For decades, property owners at a one-time government radar base just northeast of Rochester collected thousands of tires hoping to turn it into a business. What they created was a tire dump.
Now Olmsted County officials think it will take about three months to clear the more than 80,000 tires from the site.
After more than seven years, the Haverhill Township tire dump will finally get rid of the tractor tires, car tires, bicycle tires, even shredded tires that have been around since the 1970s, turning what at one time was a former airfield back into developable property.
"We are very pleased about the whole situation," Haverhill Township Board Chair Paul Uecker said.
The property, nestled among farmland along a dirt road at 70th Avenue NE., has been a concern for local and state officials since the 1990s. The Minnesota Pollution Control Agency (MPCA) sent letters to property owners ordering them to clean up the site, citing the tires and other waste ranging from lead paint to office supplies.

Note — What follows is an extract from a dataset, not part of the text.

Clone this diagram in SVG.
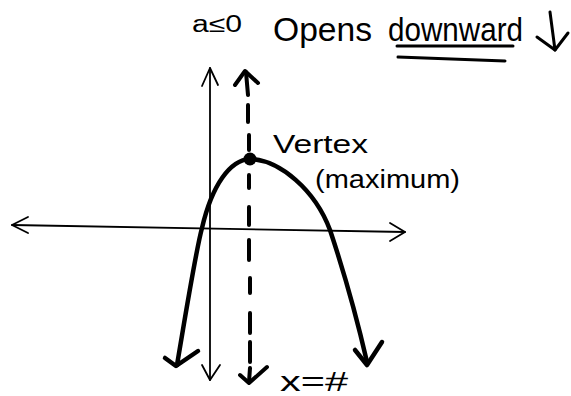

At one point around 1997, it looked as though the MPCA planned to seize the site, though nothing came of that.
The family who owned the 22-acre parcel bought it in the 1940s. It served as a radar-monitoring base in the 1950s, then as a juvenile detention center. The owners started collecting tires and other waste, hoping to resell or recycle it. And at one point in the 1990s the owners rented out makeshift barracks for residents, though the rental proposal appeared to be short-lived.
"Nobody was probably aware it was there, just because you can't see it from the roads," Township Board Vice-Chair Ben Hain said.
The site had fallen into disrepair at the same time the owners fell behind on their property taxes. Olmsted County seized the property as a tax forfeiture in 2017, beginning a years-long effort to clear it, according to Mat Miller, Olmsted County's director of public facilities and planning.
The cleanup was slow going before last year. Miller said the barracks had to be removed after county officials found a meth lab inside one of them, while other hazardous materials had to be removed in short order.
"A lot of it was trying to figure out where do we start?" Miller said.
County commissioners turned to local lawmakers, who secured $550,000 in MPCA funding during the 2024 session for the project.
The county contracted out arguably its biggest obstacle earlier this month to a company that plans to remove all the tires on the site by the end of June. County officials estimated about 80,000 tires in six large piles through drone surveillance, though Miller said likely more will turn up.
Those tires will be given to a Wisconsin-based recycler, Miller said.
Another contract will go out later this summer to demolish a hangar, shed, and other buildings on the property. Miller said previous environmental assessments showed no underground pollution to clean up, though it's possible surprise issues could show up as workers clear the site.
The property will likely be up for sale by this time next year, though it's unclear how it will be used. County officials have reached out to a nearby solar garden that bought part of the property a few years ago to see if the owners are interested in expanding, though the Olmsted County Board has final say over how the property will be used.
Residents in the township of about 1,600 people say they're happy the property will be put to good use. Hain remembers playing softball on the property, while the farm shop and buildings used to be used as a training center and mechanic space for the local Boys and Girls Club.
Hain also found references in his late grandmother's diaries that the site was at one point one of three possible locations for an airport in town, before the Rochester International Airport was built farther south.
"Boy, that would've changed the neighborhood," Hain said.